## [What is expected]
Will you transcribe all the entries word for word, skipping the pictures they hold?

## [Supplied material]

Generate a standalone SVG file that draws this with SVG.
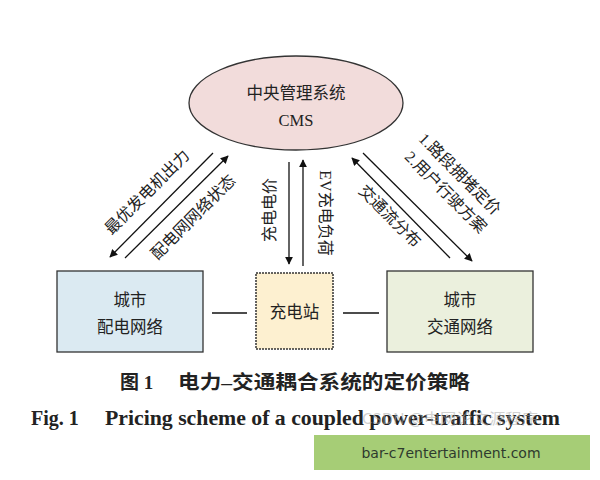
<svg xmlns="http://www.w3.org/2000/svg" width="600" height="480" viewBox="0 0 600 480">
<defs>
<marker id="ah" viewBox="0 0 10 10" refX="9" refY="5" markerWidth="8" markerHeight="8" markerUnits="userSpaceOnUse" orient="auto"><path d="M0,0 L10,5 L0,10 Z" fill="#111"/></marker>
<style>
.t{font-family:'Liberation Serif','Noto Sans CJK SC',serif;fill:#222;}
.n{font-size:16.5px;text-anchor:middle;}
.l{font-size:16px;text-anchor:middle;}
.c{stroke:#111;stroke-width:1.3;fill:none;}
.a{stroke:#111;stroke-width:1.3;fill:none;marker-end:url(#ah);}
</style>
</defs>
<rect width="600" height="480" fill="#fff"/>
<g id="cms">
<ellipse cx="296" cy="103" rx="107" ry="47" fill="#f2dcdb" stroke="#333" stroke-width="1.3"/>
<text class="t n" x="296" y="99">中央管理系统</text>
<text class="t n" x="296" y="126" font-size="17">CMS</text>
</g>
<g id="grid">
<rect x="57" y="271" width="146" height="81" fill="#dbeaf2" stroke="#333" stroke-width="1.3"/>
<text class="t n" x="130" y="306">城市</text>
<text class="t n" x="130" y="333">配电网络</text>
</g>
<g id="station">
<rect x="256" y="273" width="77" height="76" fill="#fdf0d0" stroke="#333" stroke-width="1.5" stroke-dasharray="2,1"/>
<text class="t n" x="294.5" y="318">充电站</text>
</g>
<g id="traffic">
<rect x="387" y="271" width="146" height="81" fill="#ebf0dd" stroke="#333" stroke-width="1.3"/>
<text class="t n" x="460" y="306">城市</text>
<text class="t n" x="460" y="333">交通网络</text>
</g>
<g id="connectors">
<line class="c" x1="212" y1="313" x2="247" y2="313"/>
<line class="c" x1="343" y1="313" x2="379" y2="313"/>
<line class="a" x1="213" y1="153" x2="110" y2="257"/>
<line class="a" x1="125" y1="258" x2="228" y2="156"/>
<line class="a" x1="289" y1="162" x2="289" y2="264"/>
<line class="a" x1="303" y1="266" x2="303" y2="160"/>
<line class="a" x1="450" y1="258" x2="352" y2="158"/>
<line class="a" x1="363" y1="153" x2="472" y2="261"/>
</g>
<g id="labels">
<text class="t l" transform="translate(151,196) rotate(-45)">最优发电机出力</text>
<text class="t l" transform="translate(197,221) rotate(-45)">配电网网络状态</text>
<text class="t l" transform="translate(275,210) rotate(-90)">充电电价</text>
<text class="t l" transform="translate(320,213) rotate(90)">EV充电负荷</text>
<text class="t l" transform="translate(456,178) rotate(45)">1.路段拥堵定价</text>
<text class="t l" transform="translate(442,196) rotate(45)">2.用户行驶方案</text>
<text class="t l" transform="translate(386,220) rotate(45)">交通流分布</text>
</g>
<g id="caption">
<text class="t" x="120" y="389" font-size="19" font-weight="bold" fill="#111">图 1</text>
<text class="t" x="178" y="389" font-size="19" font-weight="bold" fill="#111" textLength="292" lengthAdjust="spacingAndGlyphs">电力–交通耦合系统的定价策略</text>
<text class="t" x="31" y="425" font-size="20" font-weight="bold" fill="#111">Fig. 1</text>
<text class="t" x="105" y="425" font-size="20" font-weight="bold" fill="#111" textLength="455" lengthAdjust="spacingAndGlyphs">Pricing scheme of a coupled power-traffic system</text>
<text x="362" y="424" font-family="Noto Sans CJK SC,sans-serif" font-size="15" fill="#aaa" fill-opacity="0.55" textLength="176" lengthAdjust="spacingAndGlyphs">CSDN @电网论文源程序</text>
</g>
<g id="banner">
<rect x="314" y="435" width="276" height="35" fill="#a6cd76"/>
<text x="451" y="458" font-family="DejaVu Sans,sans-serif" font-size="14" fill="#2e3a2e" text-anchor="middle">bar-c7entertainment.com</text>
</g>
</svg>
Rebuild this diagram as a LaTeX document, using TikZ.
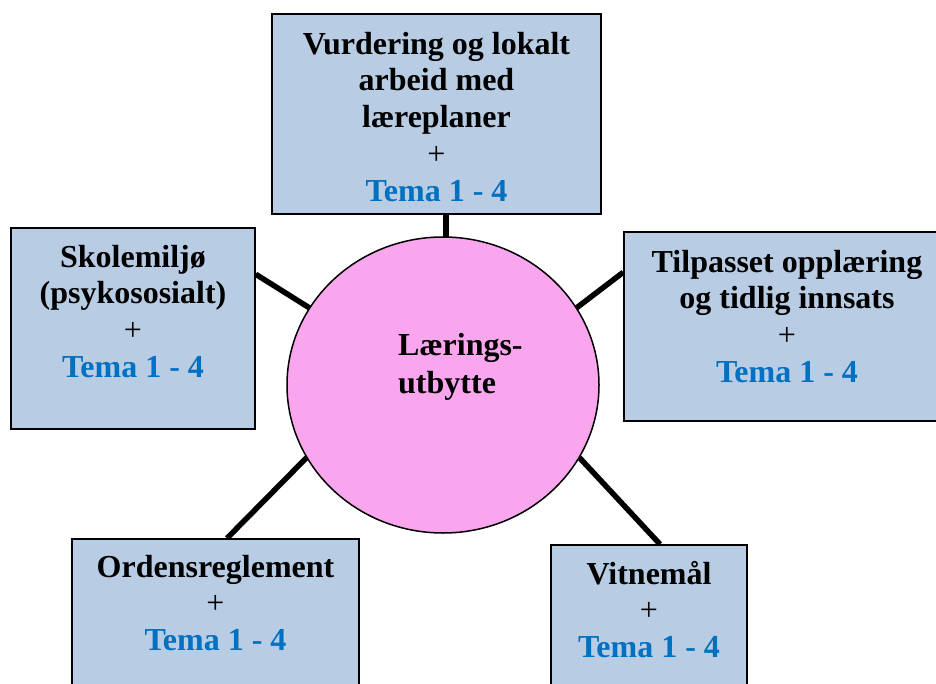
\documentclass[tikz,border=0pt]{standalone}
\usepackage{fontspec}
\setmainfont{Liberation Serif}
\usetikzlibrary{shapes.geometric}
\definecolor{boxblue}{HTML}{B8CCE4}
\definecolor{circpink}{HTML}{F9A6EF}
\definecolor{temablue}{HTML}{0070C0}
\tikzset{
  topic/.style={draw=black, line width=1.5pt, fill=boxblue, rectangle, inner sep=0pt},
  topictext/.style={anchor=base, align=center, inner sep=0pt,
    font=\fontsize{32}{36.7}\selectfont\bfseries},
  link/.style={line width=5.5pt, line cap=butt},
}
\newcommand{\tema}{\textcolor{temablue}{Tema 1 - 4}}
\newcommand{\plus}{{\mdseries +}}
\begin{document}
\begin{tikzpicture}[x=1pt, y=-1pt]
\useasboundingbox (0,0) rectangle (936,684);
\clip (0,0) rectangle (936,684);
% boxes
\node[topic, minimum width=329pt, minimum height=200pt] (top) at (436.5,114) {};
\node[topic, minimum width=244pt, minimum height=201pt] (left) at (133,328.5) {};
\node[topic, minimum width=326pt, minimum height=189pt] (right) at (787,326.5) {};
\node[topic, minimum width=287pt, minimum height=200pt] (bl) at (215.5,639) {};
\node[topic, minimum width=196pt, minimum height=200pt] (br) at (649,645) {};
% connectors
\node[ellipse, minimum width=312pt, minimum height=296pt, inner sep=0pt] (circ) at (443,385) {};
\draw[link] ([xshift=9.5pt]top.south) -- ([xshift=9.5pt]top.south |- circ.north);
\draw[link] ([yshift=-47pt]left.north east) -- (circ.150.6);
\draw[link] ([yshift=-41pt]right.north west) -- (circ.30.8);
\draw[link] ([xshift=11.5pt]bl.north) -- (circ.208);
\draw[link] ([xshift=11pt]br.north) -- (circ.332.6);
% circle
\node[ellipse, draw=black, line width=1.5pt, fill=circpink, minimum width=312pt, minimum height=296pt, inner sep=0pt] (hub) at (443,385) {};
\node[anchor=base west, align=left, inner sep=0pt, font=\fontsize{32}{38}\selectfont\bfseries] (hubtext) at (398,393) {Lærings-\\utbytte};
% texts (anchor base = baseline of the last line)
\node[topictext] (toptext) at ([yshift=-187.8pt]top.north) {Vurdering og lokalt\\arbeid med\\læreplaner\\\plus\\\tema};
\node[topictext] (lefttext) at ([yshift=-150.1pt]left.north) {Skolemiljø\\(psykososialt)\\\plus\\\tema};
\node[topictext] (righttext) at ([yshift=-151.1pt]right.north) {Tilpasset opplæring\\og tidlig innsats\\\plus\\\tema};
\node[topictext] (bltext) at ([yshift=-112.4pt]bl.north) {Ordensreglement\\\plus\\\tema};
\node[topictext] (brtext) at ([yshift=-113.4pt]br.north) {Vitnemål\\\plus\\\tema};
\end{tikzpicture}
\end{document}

## [Task solution]
Generate a standalone SVG file that draws this with SVG.
<svg xmlns="http://www.w3.org/2000/svg" width="600" height="480" viewBox="0 0 600 480">
<defs>
<marker id="ah" viewBox="0 0 10 10" refX="9" refY="5" markerWidth="8" markerHeight="8" markerUnits="userSpaceOnUse" orient="auto"><path d="M0,0 L10,5 L0,10 Z" fill="#111"/></marker>
<style>
.t{font-family:'Liberation Serif','Noto Sans CJK SC',serif;fill:#222;}
.n{font-size:16.5px;text-anchor:middle;}
.l{font-size:16px;text-anchor:middle;}
.c{stroke:#111;stroke-width:1.3;fill:none;}
.a{stroke:#111;stroke-width:1.3;fill:none;marker-end:url(#ah);}
</style>
</defs>
<rect width="600" height="480" fill="#fff"/>
<g id="cms">
<ellipse cx="296" cy="103" rx="107" ry="47" fill="#f2dcdb" stroke="#333" stroke-width="1.3"/>
<text class="t n" x="296" y="99">中央管理系统</text>
<text class="t n" x="296" y="126" font-size="17">CMS</text>
</g>
<g id="grid">
<rect x="57" y="271" width="146" height="81" fill="#dbeaf2" stroke="#333" stroke-width="1.3"/>
<text class="t n" x="130" y="306">城市</text>
<text class="t n" x="130" y="333">配电网络</text>
</g>
<g id="station">
<rect x="256" y="273" width="77" height="76" fill="#fdf0d0" stroke="#333" stroke-width="1.5" stroke-dasharray="2,1"/>
<text class="t n" x="294.5" y="318">充电站</text>
</g>
<g id="traffic">
<rect x="387" y="271" width="146" height="81" fill="#ebf0dd" stroke="#333" stroke-width="1.3"/>
<text class="t n" x="460" y="306">城市</text>
<text class="t n" x="460" y="333">交通网络</text>
</g>
<g id="connectors">
<line class="c" x1="212" y1="313" x2="247" y2="313"/>
<line class="c" x1="343" y1="313" x2="379" y2="313"/>
<line class="a" x1="213" y1="153" x2="110" y2="257"/>
<line class="a" x1="125" y1="258" x2="228" y2="156"/>
<line class="a" x1="289" y1="162" x2="289" y2="264"/>
<line class="a" x1="303" y1="266" x2="303" y2="160"/>
<line class="a" x1="450" y1="258" x2="352" y2="158"/>
<line class="a" x1="363" y1="153" x2="472" y2="261"/>
</g>
<g id="labels">
<text class="t l" transform="translate(151,196) rotate(-45)">最优发电机出力</text>
<text class="t l" transform="translate(197,221) rotate(-45)">配电网网络状态</text>
<text class="t l" transform="translate(275,210) rotate(-90)">充电电价</text>
<text class="t l" transform="translate(320,213) rotate(90)">EV充电负荷</text>
<text class="t l" transform="translate(456,178) rotate(45)">1.路段拥堵定价</text>
<text class="t l" transform="translate(442,196) rotate(45)">2.用户行驶方案</text>
<text class="t l" transform="translate(386,220) rotate(45)">交通流分布</text>
</g>
<g id="caption">
<text class="t" x="120" y="389" font-size="19" font-weight="bold" fill="#111">图 1</text>
<text class="t" x="178" y="389" font-size="19" font-weight="bold" fill="#111" textLength="292" lengthAdjust="spacingAndGlyphs">电力–交通耦合系统的定价策略</text>
<text class="t" x="31" y="425" font-size="20" font-weight="bold" fill="#111">Fig. 1</text>
<text class="t" x="105" y="425" font-size="20" font-weight="bold" fill="#111" textLength="455" lengthAdjust="spacingAndGlyphs">Pricing scheme of a coupled power-traffic system</text>
<text x="362" y="424" font-family="Noto Sans CJK SC,sans-serif" font-size="15" fill="#aaa" fill-opacity="0.55" textLength="176" lengthAdjust="spacingAndGlyphs">CSDN @电网论文源程序</text>
</g>
<g id="banner">
<rect x="314" y="435" width="276" height="35" fill="#a6cd76"/>
<text x="451" y="458" font-family="DejaVu Sans,sans-serif" font-size="14" fill="#2e3a2e" text-anchor="middle">bar-c7entertainment.com</text>
</g>
</svg>
Rebuild this diagram as a LaTeX document, using TikZ.
\documentclass[tikz,border=0pt]{standalone}
\usepackage{fontspec}
\setmainfont{Liberation Serif}
\usetikzlibrary{shapes.geometric}
\definecolor{boxblue}{HTML}{B8CCE4}
\definecolor{circpink}{HTML}{F9A6EF}
\definecolor{temablue}{HTML}{0070C0}
\tikzset{
  topic/.style={draw=black, line width=1.5pt, fill=boxblue, rectangle, inner sep=0pt},
  topictext/.style={anchor=base, align=center, inner sep=0pt,
    font=\fontsize{32}{36.7}\selectfont\bfseries},
  link/.style={line width=5.5pt, line cap=butt},
}
\newcommand{\tema}{\textcolor{temablue}{Tema 1 - 4}}
\newcommand{\plus}{{\mdseries +}}
\begin{document}
\begin{tikzpicture}[x=1pt, y=-1pt]
\useasboundingbox (0,0) rectangle (936,684);
\clip (0,0) rectangle (936,684);
% boxes
\node[topic, minimum width=329pt, minimum height=200pt] (top) at (436.5,114) {};
\node[topic, minimum width=244pt, minimum height=201pt] (left) at (133,328.5) {};
\node[topic, minimum width=326pt, minimum height=189pt] (right) at (787,326.5) {};
\node[topic, minimum width=287pt, minimum height=200pt] (bl) at (215.5,639) {};
\node[topic, minimum width=196pt, minimum height=200pt] (br) at (649,645) {};
% connectors
\node[ellipse, minimum width=312pt, minimum height=296pt, inner sep=0pt] (circ) at (443,385) {};
\draw[link] ([xshift=9.5pt]top.south) -- ([xshift=9.5pt]top.south |- circ.north);
\draw[link] ([yshift=-47pt]left.north east) -- (circ.150.6);
\draw[link] ([yshift=-41pt]right.north west) -- (circ.30.8);
\draw[link] ([xshift=11.5pt]bl.north) -- (circ.208);
\draw[link] ([xshift=11pt]br.north) -- (circ.332.6);
% circle
\node[ellipse, draw=black, line width=1.5pt, fill=circpink, minimum width=312pt, minimum height=296pt, inner sep=0pt] (hub) at (443,385) {};
\node[anchor=base west, align=left, inner sep=0pt, font=\fontsize{32}{38}\selectfont\bfseries] (hubtext) at (398,393) {Lærings-\\utbytte};
% texts (anchor base = baseline of the last line)
\node[topictext] (toptext) at ([yshift=-187.8pt]top.north) {Vurdering og lokalt\\arbeid med\\læreplaner\\\plus\\\tema};
\node[topictext] (lefttext) at ([yshift=-150.1pt]left.north) {Skolemiljø\\(psykososialt)\\\plus\\\tema};
\node[topictext] (righttext) at ([yshift=-151.1pt]right.north) {Tilpasset opplæring\\og tidlig innsats\\\plus\\\tema};
\node[topictext] (bltext) at ([yshift=-112.4pt]bl.north) {Ordensreglement\\\plus\\\tema};
\node[topictext] (brtext) at ([yshift=-113.4pt]br.north) {Vitnemål\\\plus\\\tema};
\end{tikzpicture}
\end{document}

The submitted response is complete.